McHenry County moves forward in budget process without revenue from ICE contract

A state law passed in May forced the county to end the contract at the end of 2021, though the county is challenging the lawsuit in court

McHenry County Jail

McHenry County officials are moving forward in crafting a budget for the upcoming year without as much as $10 million the county would have received from a contract with the U.S. Immigration and Customs Enforcement.

A lawsuit filed last month by McHenry and Kankakee counties seeks injunctive relief from the Illinois Way Forward Act, which requires existing agreements between the U.S. Immigration and Customs Enforcement and local jails in McHenry, Pulaski and Kankakee counties to end by Jan. 1. But in the meantime, county officials are planning for that money not being there.

“We’ve been told by the state’s attorney we may know late November whether or not the court has granted a stay,” County Administrator Pete Austin said at a budget presentation to the County Board last week. “Beyond that, it could be months, potentially a year, for the case to make it’s way through court.”

The counties argued in their lawsuit that the law interferes with their ability to work with the federal government and will cause them to lose revenue.

McHenry County began an agreement with the federal government in 2003 to hold federal detainees at the county jail. ICE pays $95 a day for each person in the county’s custody, county Chief Financial Officer Kevin Bueso said.

With the state requiring the agreement with ICE to end by Jan. 1, the county will still receive $368,000 from the federal government for holding 125 detainees in December, the first month of the county’s fiscal year, Bueso said.

McHenry County board members Carlos Acosta, center, and Kelli Wegener, right, speak to a crowd of approximately 80 attendees at a rally to end McHenry County's contract with U.S. Immigration and Customs Enforcement on Saturday, May 1, 2021 in Woodstock.

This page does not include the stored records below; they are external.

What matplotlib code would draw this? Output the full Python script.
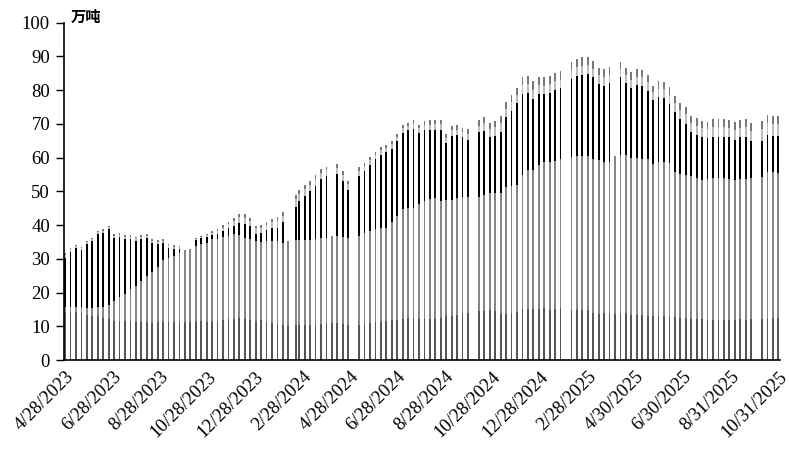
import numpy as np
import pandas as pd
import matplotlib
matplotlib.use('Agg')
from matplotlib import pyplot as plt
import matplotlib.dates as mdates

plt.rcParams['font.family'] = ['Liberation Serif', 'Noto Sans CJK SC']

nan = np.nan

# weekly dates (Fridays); one holiday week was reported on a Monday
weeks = pd.date_range('2023-04-28', '2025-10-31', freq='7D')
moved = {'2024-02-16': '2024-02-19'}

# stacked parts, bottom to top (万吨); nan = no report that week
part1 = [14.2, 14.2, 14.2, 13.9, 13.4, 13.1, 13.1, 12.6, 12.1, 11.6,
         11.6, 11.5, 11.5, 11.3, 11.3, 11.3, 11.1, 11.3, 11.3, 11.3,
         11.3, 11.1, 11.2, 11.2, 11.3, 11.6, 11.4, 11.4, 11.6, 11.8,
         12.1, 12.3, 12.4, 12.1, 12.0, 11.6, 11.8, 11.3, 11.0, 10.6,
         10.4, 10.2, 10.3, 10.3, 10.4, 10.3, 10.5, 10.7, 10.9, 11.1,
         11.1, 10.7, 10.3, nan, 10.4, 10.6, 11.0, 11.3, 11.4, 11.6,
         11.9, 12.0, 12.3, 12.5, 12.4, 12.3, 12.5, 12.3, 12.2, 12.5,
         13.0, 13.2, 13.4, 13.6, 13.9, nan, 14.6, 14.7, 14.8, 14.6,
         13.6, 13.7, 13.9, 14.3, 15.1, 15.2, 15.1, 15.2, 15.3, 15.0,
         15.2, 15.3, nan, 14.8, 14.9, 15.0, 14.9, 14.0, 13.8, 13.9,
         13.8, 13.7, 13.7, 13.9, 13.5, 13.4, 13.3, 13.2, 13.2, 13.1,
         13.0, 12.8, 12.7, 12.6, 12.4, 12.3, 12.2, 12.1, 12.0, 11.9,
         11.9, 11.8, 11.9, 12.0, 12.1, 12.0, 12.1, nan, 12.2, 12.3,
         12.4, 12.4]
part2 = [1.5, 1.5, 1.5, 1.7, 2.1, 2.4, 2.5, 3.2, 4.1, 6.0,
         7.0, 8.1, 9.5, 10.7, 12.1, 13.7, 15.0, 16.4, 18.3, 19.0,
         19.6, 20.7, 21.4, 21.8, 22.5, 22.9, 23.4, 24.4, 24.4, 24.8,
         24.7, 25.2, 24.7, 24.2, 24.0, 23.7, 23.3, 24.0, 24.3, 24.7,
         24.4, 25.1, 25.3, 25.3, 25.2, 25.3, 25.3, 25.4, 25.4, 25.7,
         25.7, 25.8, 26.0, nan, 26.4, 27.2, 27.3, 27.5, 27.7, 27.7,
         28.9, 30.7, 32.4, 32.7, 32.8, 34.1, 34.7, 35.4, 35.7, 34.7,
         34.5, 34.3, 34.5, 34.8, 34.3, nan, 33.8, 34.3, 34.6, 34.8,
         35.8, 37.5, 37.7, 37.6, 39.8, 41.1, 41.2, 42.6, 43.3, 43.6,
         43.9, 44.4, nan, 45.4, 45.6, 45.5, 45.6, 45.6, 45.5, 44.9,
         45.0, 46.8, 47.1, 46.9, 46.5, 46.6, 46.3, 46.4, 44.9, 45.7,
         45.6, 45.5, 42.9, 42.5, 42.5, 42.3, 41.9, 41.2, 41.6, 42.2,
         42.2, 42.1, 41.9, 41.4, 41.7, 41.8, 42.0, nan, 42.1, 43.5,
         43.4, 43.0]
part3 = [14.7, 16.4, 17.4, 16.9, 18.8, 19.8, 21.7, 22.0, 22.6, 18.5,
         17.8, 16.2, 14.9, 13.4, 12.4, 11.1, 8.5, 6.7, 5.0, 3.0,
         2.0, 1.2, 0, 0, 1.8, 1.7, 1.8, 1.3, 1.5, 1.7,
         2.3, 2.3, 3.5, 4.1, 3.6, 2.0, 2.5, 3.2, 4.0, 4.0,
         6.0, 0, 9.9, 11.6, 13.1, 14.4, 15.8, 17.7, 18.3, 0,
         18.5, 16.6, 14.2, nan, 17.8, 18.3, 19.6, 20.7, 21.7, 22.4,
         21.9, 22.1, 22.5, 23.0, 23.3, 20.8, 21.1, 20.6, 20.4, 21.1,
         16.7, 19.0, 18.8, 17.8, 17.0, nan, 19.1, 18.9, 16.8, 17.1,
         18.3, 20.7, 22.3, 24.2, 24.1, 23.0, 21.0, 21.2, 20.2, 20.7,
         20.9, 20.8, nan, 23.1, 23.8, 24.1, 24.3, 24.2, 22.5, 22.5,
         23.2, 0, 23.0, 21.2, 20.5, 21.5, 21.7, 20.2, 19.0, 19.1,
         19.1, 17.6, 17.8, 16.3, 15.2, 12.9, 12.7, 12.7, 12.1, 12.1,
         11.9, 12.1, 12.2, 11.9, 12.2, 12.4, 10.7, nan, 10.7, 11.0,
         10.7, 11.0]
part4 = [0.7, 0.7, 0.6, 0.6, 0.6, 0.5, 0.6, 0.6, 0.6, 0.7,
         0.7, 0.7, 0.7, 0.7, 0.7, 0.7, 0.7, 0.7, 0.7, 0.7,
         0.6, 0.5, 0, 0, 0.4, 0.4, 0.4, 0.7, 0.9, 1.0,
         1.2, 1.4, 1.7, 1.7, 1.6, 1.8, 1.6, 1.6, 1.6, 2.0,
         2.0, 0, 2.2, 2.0, 2.0, 1.9, 2.0, 1.7, 1.6, 0,
         1.7, 1.9, 1.6, nan, 1.5, 1.4, 1.4, 1.3, 1.5, 1.3,
         1.4, 1.3, 1.5, 1.3, 1.6, 1.5, 1.4, 1.5, 1.6, 1.6,
         1.5, 1.6, 1.6, 1.5, 1.8, nan, 2.0, 2.5, 2.3, 2.5,
         2.6, 2.5, 2.5, 2.4, 2.6, 2.6, 2.8, 2.6, 2.5, 2.6,
         2.6, 2.6, nan, 2.6, 2.6, 2.7, 2.7, 2.6, 2.6, 2.6,
         2.6, 0, 2.5, 2.5, 2.5, 2.5, 2.5, 2.6, 2.3, 2.5,
         2.5, 2.4, 2.7, 2.6, 2.8, 2.7, 2.7, 2.8, 2.8, 2.9,
         3.0, 3.0, 2.9, 3.0, 2.9, 2.9, 3.1, nan, 3.4, 3.4,
         3.4, 3.5]
part5 = [0.5, 0.5, 0.4, 0.5, 0.4, 0.4, 0.4, 0.4, 0.4, 0.5,
         0.5, 0.5, 0.5, 0.5, 0.5, 0.5, 0.5, 0.5, 0.5, 0.5,
         0.5, 0.3, 0, 0, 0.3, 0.2, 0.3, 0.5, 0.6, 0.7,
         0.7, 1.0, 1.1, 1.2, 1.0, 0.7, 0.9, 0.9, 0.9, 1.1,
         1.1, 0, 1.3, 1.2, 1.2, 1.2, 1.2, 1.1, 1.1, 0,
         1.1, 1.1, 1.0, nan, 1.0, 0.9, 0.9, 0.9, 0.9, 0.8,
         0.9, 0.9, 1.0, 0.9, 1.0, 1.0, 1.2, 1.3, 1.3, 1.3,
         1.3, 1.3, 1.3, 1.2, 1.4, nan, 1.6, 1.7, 1.7, 1.9,
         2.1, 2.0, 2.2, 2.1, 2.4, 2.4, 2.5, 2.4, 2.5, 2.4,
         2.4, 2.5, nan, 2.3, 2.3, 2.4, 2.2, 2.3, 2.3, 2.4,
         2.3, 0, 2.1, 2.2, 2.3, 2.3, 2.2, 2.2, 1.9, 2.2,
         2.3, 2.5, 2.2, 2.2, 2.2, 2.2, 2.2, 2.1, 2.2, 2.3,
         2.4, 2.4, 2.2, 2.4, 2.2, 2.3, 2.3, nan, 2.5, 2.5,
         2.5, 2.4]

tick_labels = ['4/28/2023', '6/28/2023', '8/28/2023', '10/28/2023',
               '12/28/2023', '2/28/2024', '4/28/2024', '6/28/2024',
               '8/28/2024', '10/28/2024', '12/28/2024', '2/28/2025',
               '4/30/2025', '6/30/2025', '8/31/2025', '10/31/2025']

colors = ['#565656', '#868686', '#000000', '#bdbdbd', '#787878']

dates = [pd.Timestamp(moved.get(d.strftime('%Y-%m-%d'), d)) for d in weeks]
x = mdates.date2num(dates)

fig = plt.figure(figsize=(7.89, 4.53), dpi=100)
ax = fig.add_axes([0.081, 0.205, 0.908, 0.745])

bottom = np.zeros(len(x))
for part, c in zip([part1, part2, part3, part4, part5], colors):
    h = np.array(part, dtype=float)
    ax.bar(x, h, width=2.3, bottom=bottom, color=c, linewidth=0)
    bottom = bottom + h

ax.set_ylim(0, 100)
ax.set_yticks(range(0, 101, 10))
ax.set_xlim(mdates.date2num(pd.Timestamp('2023-04-28')) - 1.5,
            mdates.date2num(pd.Timestamp('2025-10-31')) + 2.5)
ticks = mdates.date2num([pd.Timestamp(t) for t in tick_labels])
ax.set_xticks(ticks)
ax.set_xticklabels(tick_labels, rotation=45, ha='right', rotation_mode='anchor')

for s in ['top', 'right']:
    ax.spines[s].set_visible(False)
ax.spines['left'].set_linewidth(1.2)
ax.spines['bottom'].set_linewidth(1.2)
ax.tick_params(axis='y', length=6, width=1, labelsize=13.5, pad=4)
ax.tick_params(axis='x', length=0, labelsize=13.5, pad=6)

fig.text(0.089, 0.962, '万吨', fontsize=11, fontweight='bold',
         family=['Noto Sans CJK SC'], va='center', ha='left')

plt.savefig('out.png', dpi=100)
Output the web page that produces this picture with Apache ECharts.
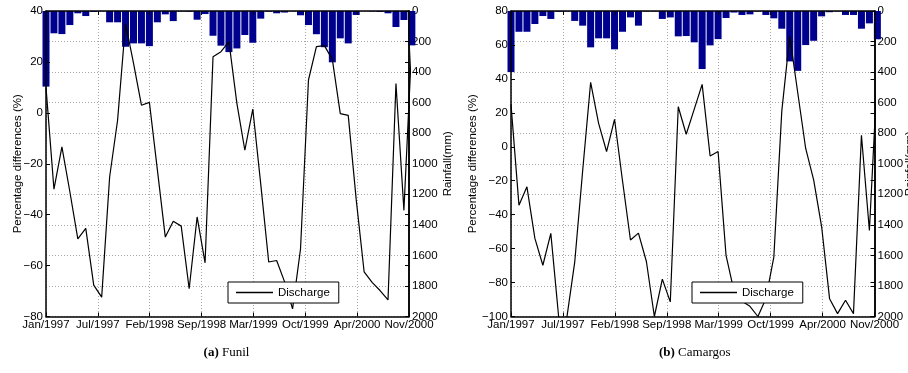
<!DOCTYPE html>
<html>
<head>
<meta charset="utf-8">
<script src="https://cdn.jsdelivr.net/npm/echarts@6/dist/echarts.min.js"></script>
<style>
html,body{margin:0;padding:0;background:#fff;}
#chart{width:908px;height:373px;}
</style>
</head>
<body>
<div id="chart"></div>
<script>
// x tick labels (uniformly spaced ticks over the monthly series)
const xTickLabels = ['Jan/1997','Jul/1997','Feb/1998','Sep/1998','Mar/1999','Oct/1999','Apr/2000','Nov/2000'];
const TICK_STEP = 6.52;           // months between x ticks
const X_MAX = TICK_STEP * 7;      // last tick (Nov/2000)

// Funil (monthly, Jan/1997 ... Nov/2000)
const funilDischarge = [10, -30, -13.4, -31, -49.5, -45.4, -67.7, -72.4, -25.2, -2.9, 35.1, 19.5, 3, 4.1, -22.3, -48.8, -42.6, -44.5, -69.1, -40.9, -58.9, 22, 24, 28, 3.7, -14.7, 1.5, -28, -58.6, -58, -66.4, -77, -53.5, 12.9, 26, 26.4, 21, -0.3, -1, -34, -62.5, -66.6, -69.8, -73.5, 11.5, -38.3, 27.8];
const funilRain = [495, 146, 151, 92, 15, 33, 6, 2, 74, 74, 234, 212, 212, 230, 74, 22, 66, 3, 5, 57, 20, 162, 227, 269, 245, 157, 208, 50, 4, 15, 10, 2, 28, 92, 152, 237, 336, 179, 212, 26, 1, 3, 6, 15, 105, 59, 225];

// Camargos
const camDischarge = [25, -34.4, -23.6, -54, -69.8, -51, -101, -101, -68, -14, 38, 13.8, -2.8, 16.2, -20, -54.9, -50.9, -67.6, -100, -78, -91.4, 23.6, 7.4, 22, 36.8, -5.4, -2.8, -64, -85, -91, -94, -100, -89.5, -65, 21, 65.2, 32, -1, -19.5, -47, -89.5, -98.3, -90.4, -98.3, 6.8, -49.3, 44];
const camRain = [400, 136, 136, 85, 33, 52, 5, 3, 65, 96, 238, 179, 179, 251, 136, 42, 96, 3, 3, 52, 42, 166, 164, 205, 380, 225, 184, 46, 10, 26, 22, 3, 26, 48, 116, 330, 392, 223, 195, 35, 8, 3, 26, 26, 116, 81, 185];

const captions = ['Funil', 'Camargos'];
const captionTags = ['(a)', '(b)'];

const FONT = '"Liberation Sans", Arial, Helvetica, sans-serif';
const SERIF = '"Liberation Serif", "Times New Roman", serif';
const FS = 11.5;
const minus = v => String(v).replace('-', '\u2212');

const panels = [
  {left: 46, width: 363, yMin: -80, yMax: 40, discharge: funilDischarge, rain: funilRain, nameGapL: 22, nameGapR: 33, legendLeft: 228, capShift: -6},
  {left: 511, width: 363.5, yMin: -100, yMax: 80, discharge: camDischarge, rain: camRain, nameGapL: 32, nameGapR: 29, legendLeft: 692, capShift: -3}
];

const grid = [], xAxis = [], yAxis = [], series = [], legend = [], title = [];

panels.forEach((p, gi) => {
  grid.push({left: p.left, top: 11, width: p.width, height: 305.5, containLabel: false, outerBoundsMode: 'none', show: false});
  const baseX = {
    type: 'value', gridIndex: gi, min: 0, max: X_MAX, interval: TICK_STEP
  };
  // bottom x axis with labels & vertical grid
  xAxis.push(Object.assign({}, baseX, {
    position: 'bottom', z: 0,
    axisLine: {show: true, onZero: false, lineStyle: {color: '#000', width: 1.5}},
    axisTick: {show: true, inside: true, length: 4, lineStyle: {color: '#000'}},
    axisLabel: {show: true, color: '#000', fontSize: FS, fontFamily: FONT, margin: 2,
      formatter: v => xTickLabels[Math.round(v / TICK_STEP)] || ''},
    splitLine: {show: true, lineStyle: {type: [1, 2], color: '#a8a8a8', width: 1}}
  }));
  // top frame axis
  xAxis.push(Object.assign({}, baseX, {
    position: 'top', z: 10,
    axisLine: {show: true, onZero: false, lineStyle: {color: '#000', width: 1.5}},
    axisTick: {show: true, inside: true, length: 4, lineStyle: {color: '#000'}},
    axisLabel: {show: false}, splitLine: {show: false}
  }));
  const yIdx = yAxis.length;
  // left percentage axis
  yAxis.push({
    type: 'value', gridIndex: gi, position: 'left', min: p.yMin, max: p.yMax, interval: 20, z: 10,
    name: 'Percentage differences (%)', nameLocation: 'middle', nameRotate: 90, nameGap: p.nameGapL,
    nameMoveOverlap: false,
    nameTextStyle: {color: '#000', fontSize: FS, fontFamily: FONT},
    axisLine: {show: true, onZero: false, lineStyle: {color: '#000', width: 1.5}},
    axisTick: {show: true, inside: true, length: 4, lineStyle: {color: '#000'}},
    axisLabel: {color: '#000', fontSize: FS, fontFamily: FONT, margin: 3, formatter: minus},
    splitLine: {show: false}
  });
  // right rainfall axis (inverted)
  yAxis.push({
    type: 'value', gridIndex: gi, position: 'right', min: 0, max: 2000, interval: 200, inverse: true, z: 0,
    name: 'Rainfall(mm)', nameLocation: 'middle', nameRotate: 90, nameGap: p.nameGapR,
    nameMoveOverlap: false,
    nameTextStyle: {color: '#000', fontSize: FS, fontFamily: FONT},
    axisLine: {show: true, onZero: false, lineStyle: {color: '#000', width: 1.5}},
    axisTick: {show: true, inside: true, length: 4, lineStyle: {color: '#000'}},
    axisLabel: {color: '#000', fontSize: FS, fontFamily: FONT, margin: 3, formatter: v => String(v)},
    splitLine: {show: true, lineStyle: {type: [1, 2], color: '#a8a8a8', width: 1}}
  });
  // right frame mirror of the percentage axis
  yAxis.push({
    type: 'value', gridIndex: gi, position: 'right', min: p.yMin, max: p.yMax, interval: 20, z: 10,
    axisLine: {show: true, onZero: false, lineStyle: {color: '#000', width: 1.5}},
    axisTick: {show: true, inside: true, length: 4, lineStyle: {color: '#000'}},
    axisLabel: {show: false}, splitLine: {show: false}
  });

  series.push({
    name: 'Rainfall', type: 'bar', xAxisIndex: gi * 2, yAxisIndex: yIdx + 1,
    data: p.rain.map((v, i) => [i, v]),
    barWidth: 7, clip: true, z: 2,
    itemStyle: {color: '#00008f'}
  });
  series.push({
    name: 'Discharge', type: 'line', xAxisIndex: gi * 2, yAxisIndex: yIdx,
    data: p.discharge.map((v, i) => [i, v]),
    symbol: 'none', showSymbol: false, clip: true, z: 3,
    lineStyle: {color: '#000', width: 1.2}, itemStyle: {color: '#000'}
  });

  legend.push({
    data: [{name: 'Discharge', icon: 'rect'}], left: p.legendLeft, top: 282, orient: 'horizontal',
    itemWidth: 37, itemHeight: 1.3, padding: [4, 9, 4, 8],
    itemStyle: {color: '#000', borderWidth: 0},
    backgroundColor: '#fff', borderColor: '#000', borderWidth: 1, borderRadius: 0,
    textStyle: {color: '#000', fontSize: FS, fontFamily: FONT, lineHeight: 13},
    selectedMode: false
  });

  title.push({
    text: '{b|' + captionTags[gi] + '} ' + captions[gi],
    left: p.left + p.width / 2 + p.capShift, top: 341, textAlign: 'center',
    textStyle: {color: '#000', fontSize: 13, fontWeight: 'normal', fontFamily: SERIF,
      rich: {b: {color: '#000', fontSize: 13, fontWeight: 'bold', fontFamily: SERIF}}}
  });
});

const chart = echarts.init(document.getElementById('chart'), null, {renderer: 'canvas'});
chart.setOption({
  animation: false,
  backgroundColor: '#fff',
  title, grid, xAxis, yAxis, series, legend
});
</script>
</body>
</html>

Overall, McHenry County stands to lose out on as much as $10 million each year they received as part of the agreement. Bueso said McHenry County received $9.7 million in 2018, but income has dropped in recent years. He said the county planned on receiving $8.7 million this year, but has received only 34% of that so far.

“We are holding less people than previous years,” Bueso said in an email. “[Pre-COVID-19], the county was holding between 250 and 300 average daily detainees. After COVID-19, the number of detainees was below 100 average daily detainees. This was due to the impact of COVID-19 and how it impacted ICE operations.”

Increased revenue from income and sales taxes helped make up the lost revenue from the contract, Bueso said, but officials are considering a small property tax levy increase to shore up the county’s funds as well.

A bump in the property tax levy – the total amount the county collects in property taxes – was something the county was considering before the pandemic and before the forced end of the ICE contract, Bueso and Austin said, however, the contract’s potential end was one of the factors in the decision to ask the County Board for a levy increase this year.

“We wouldn’t be asking to raise taxes” this year if the county still had revenue from the ICE contract coming in, board member Mike Skala, R-Huntley, said last week.

Board member Jim Kearns, R-Huntley, also is concerned about the possibility of an “unfunded” mandate should the county still have to hold immigration detainees in federal custody after Jan. 1 because there is not yet another place for them to go but the county isn’t being reimbursed by the federal government for their stay.

Attendees listen to speakers as some wrap themselves in a thin mylar sheet as symbolism and in solidarity with ICE detainees who are issued the same thin blankets while in custody. Approximately 80 people were in attendance at the rally to end McHenry County's contract with U.S. Immigration and Customs Enforcement on Saturday, May 1, 2021 in Woodstock.

“Local prisons and jails have people that should be in federal prisons, and they’re not moving them,” Kearns said.

Bueso said the county keeps track of its expenses and would work to recover the costs from the federal government should it incur additional expenses.

For some County Board members like Carlos Acosta, D-Woodstock, who pushed for the county to end the ICE contract before the state took action, losing the revenue isn’t overly concerning.

“In my opinion, it’s not bad at all,” Acosta said in an interview. “They’ve been wringing their hands [over] losing $8.5 million, and they’ve lost over $4.5 million this year. The loss of the contract is not going to have an impact, and they know there’s associated expenses that are going to go down.”

Acosta said the county has done a good job diversifying revenue steams and spreading them out to meet needs in different areas when revenue is tight.

Austin and Bueso acknowledged the county will not have the same expenses for the jail without the ICE detainees, so some expenses federal revenue paid for will no longer exist.

As for the county’s lawsuit against the state that seeks to allow it to continue its contract with ICE, Acosta isn’t worried the county will find itself in a situation unprepared to hold people in federal custody.

“I’m not an attorney, but I don’t know that it will go anywhere. Similar legislation has been passed in other states and has been passed in court, so there is a precedence out there for this type of action,” he said.

The final budget for fiscal 2022 will be voted on by the County Board in November.